# SAE eating moss?



## Spider Pig (26 Sep 2008)

Has anyone had any problems with SAE eating moss?

I've been trying to grow moss in my tank for a couple of months now, some as a moss wall and some tied to features. The stuff tied to the features grew very stringy then turned brown and died. The moss in the wall is nice and green but all the fronds that poke through the grid are bare. Initially I thought it was a problem with the moss coming from emersed growth to submerged (the stuff attached to features). But now watching the SAE, they do browse over the wall a lot and I'm beginning to wonder if they are stripping the fronds and so inhibiting growth.

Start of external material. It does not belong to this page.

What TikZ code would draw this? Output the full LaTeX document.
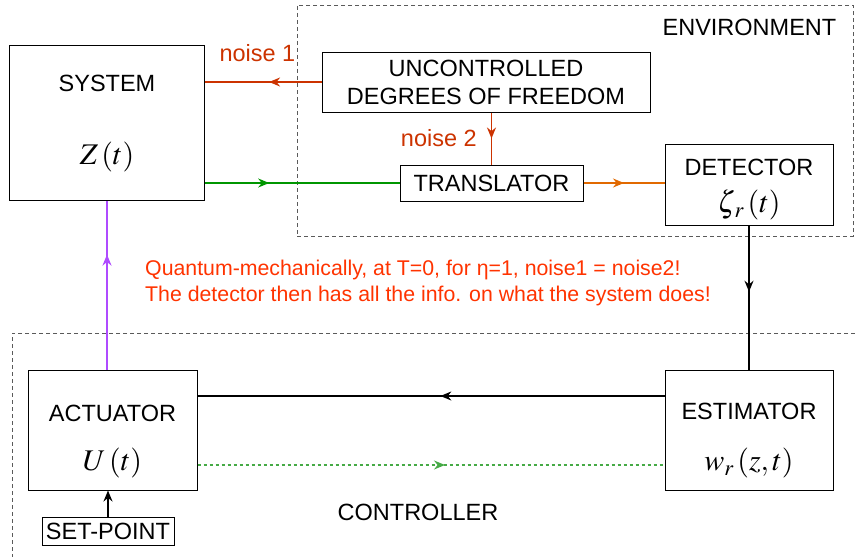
\documentclass[tikz,border=0pt]{standalone}
\usepackage{mathptmx}
\usepackage{fontspec}
\setmainfont{Liberation Sans}
\usetikzlibrary{positioning,calc,arrows.meta,decorations.markings}
\definecolor{noiseColor}{RGB}{204,51,0}
\definecolor{noteColor}{RGB}{255,51,0}
\definecolor{signalOrange}{RGB}{225,105,0}
\definecolor{signalGreen}{RGB}{0,150,0}
\definecolor{ctrlGreen}{RGB}{70,170,70}
\definecolor{actViolet}{RGB}{175,75,255}
\definecolor{frameGray}{RGB}{90,90,90}
\tikzset{
    block/.style={
        draw,
        line width=1pt,
        align=center,
        inner sep=2pt,
        font=\fontsize{23.5}{28}\selectfont
    },
    lbl/.style={
        inner sep=0pt,
        font=\fontsize{23.5}{28}\selectfont
    },
    mathlbl/.style={
        inner sep=0pt,
        font=\fontsize{30}{36}\selectfont
    },
    region/.style={
        draw=frameGray,
        dash pattern=on 4pt off 3pt,
        line width=0.9pt
    },
    sig/.style={
        line width=1.5pt,
        postaction={decorate},
        decoration={markings, mark=at position #1 with {\arrow{Stealth[length=11pt,width=9pt]}}}
    }
}

\begin{document}
\begin{tikzpicture}[x=1pt,y=-1pt]
    \useasboundingbox (0,0) rectangle (855,557);

    % environment and controller frames
    \node[region, minimum width=556pt, minimum height=231pt] (env) at (575,120.5) {};
    \node[lbl, below left=14pt and 17pt of env.north east] (envlbl) {ENVIRONMENT};
    \draw[region] (855,333) -| (12,557);
    \node[lbl] (ctrllbl) at (418,512) {CONTROLLER};

    % blocks
    \node[block, minimum width=195pt, minimum height=155pt] (system) at (107,122.5) {};
    \node[lbl, below=30pt of system.north] (systitle) {SYSTEM};
    \node[mathlbl, above=28pt of system.south] (sysmath) {$Z\left(t\right)$};

    \node[block, minimum width=328pt, minimum height=60pt] (unc) at (486,82) {UNCONTROLLED\\DEGREES OF FREEDOM};
    \node[block, minimum width=183pt, minimum height=36pt] (trans) at (491.5,183) {TRANSLATOR};

    \node[block, minimum width=168pt, minimum height=81pt] (det) at (749,184.5) {};
    \node[lbl, below=15pt of det.north] (dettitle) {DETECTOR};
    \node[mathlbl, above=5pt of det.south] (detmath) {$\zeta_{\,r}\left(t\right)$};

    \node[block, minimum width=169pt, minimum height=120pt] (act) at (112.5,430) {};
    \node[lbl, below=35pt of act.north] (acttitle) {ACTUATOR};
    \node[mathlbl, above=12pt of act.south] (actmath) {$U\left(t\right)$};

    \node[block, minimum width=168pt, minimum height=120pt] (est) at (749,430) {};
    \node[lbl, below=33pt of est.north] (esttitle) {ESTIMATOR};
    \node[mathlbl, above=12pt of est.south] (estmath) {$w_r\left(z,t\right)$};

    \node[block, minimum width=132pt, minimum height=28pt, inner sep=1pt] (setp) at (108,531) {SET-POINT};

    % noise paths
    \draw[sig=0.45, noiseColor] (unc.west) -- (unc.west -| system.east)
        node[lbl, pos=0.55, above=20pt, text=noiseColor] (n1lbl) {noise 1};
    \draw[sig=0.5, noiseColor] (trans.north |- unc.south) -- (trans.north)
        node[lbl, midway, left=14pt, text=noiseColor] (n2lbl) {noise 2};

    % measurement chain
    \draw[sig=0.33, signalGreen] (system.east |- trans.west) -- (trans.west);
    \draw[sig=0.5, signalOrange] (trans.east) -- (trans.east -| det.west);
    \draw[sig=0.46] (det.south) -- (est.north);

    % feedback loop
    \coordinate (fb) at ([yshift=-26.5pt]est.north west);
    \draw[sig=0.48] (fb) -- (fb -| act.east);
    \coordinate (ff) at ([yshift=25.5pt]act.south east);
    \draw[sig=0.53, ctrlGreen, dash pattern=on 3pt off 3pt] (ff) -- (ff -| est.west);
    \draw[sig=0.68, actViolet, line width=1.8pt] (system.south |- act.north) -- (system.south);
    \draw[line width=1.5pt, -{Stealth[length=11pt,width=9pt]}] (setp.north) -- (setp.north |- act.south);

    % remark
    \node[lbl, anchor=west, align=left, text=noteColor, font=\fontsize{21.3}{26}\selectfont] (remark) at (145,283)
        {Quantum-mechanically, at T=0, for η=1, noise1 = noise2!\\The detector then has all the info. on what the system does!};
\end{tikzpicture}
\end{document}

Any one with the same experience or know other moss eating fish, there are a couple of other potential culprits in there.


----------



## a1Matt (26 Sep 2008)

My SAE's love eating moss.  I only feed my fish every other day, yet I have the fattest SAE's you have ever seen

I have more moss in the tank than they can eat, so the moss survives OK.  
Interestingly my taiwan moss is on driftwood right at the top of the tank and they don't bother with that (as much).  

http://www.aquamoss.net/Articles/Siames ... c-Moss.htm THe chap on aquamoss calls SAE's "swimming pigs" which makes me chuckle


----------



## ceg4048 (26 Sep 2008)

It's always worthwhile considering the possibility that the plant failed due to malnutrition and was immediately set upon by algae which then attracted the attention of the algae eater. Plants turning brown is almost invariably a result of poor CO2.

Cheers,


----------



## Ed Seeley (26 Sep 2008)

I've found SAEs love eating moss too.  If it's growing very fast then it can sometimes keep up, but otherwise it will really suffer.  They seem to like the more epxensive types too rather than JM!!!


----------



## Spider Pig (28 Sep 2008)

I thought it might be a problem with the moss at first but that doesn't fit with the fact that the moss behind the mesh is still green and seemingly healthy.

Looking in at the tank at the moment the few trailing fronds outside the mesh have been stripped.  

Plan on tying the moss to the front of the mesh like LD does. Hopefully with a lot more moss on offer, the damage will be spread out and the rate of growth will be sufficient to keep up. fingers crossed


----------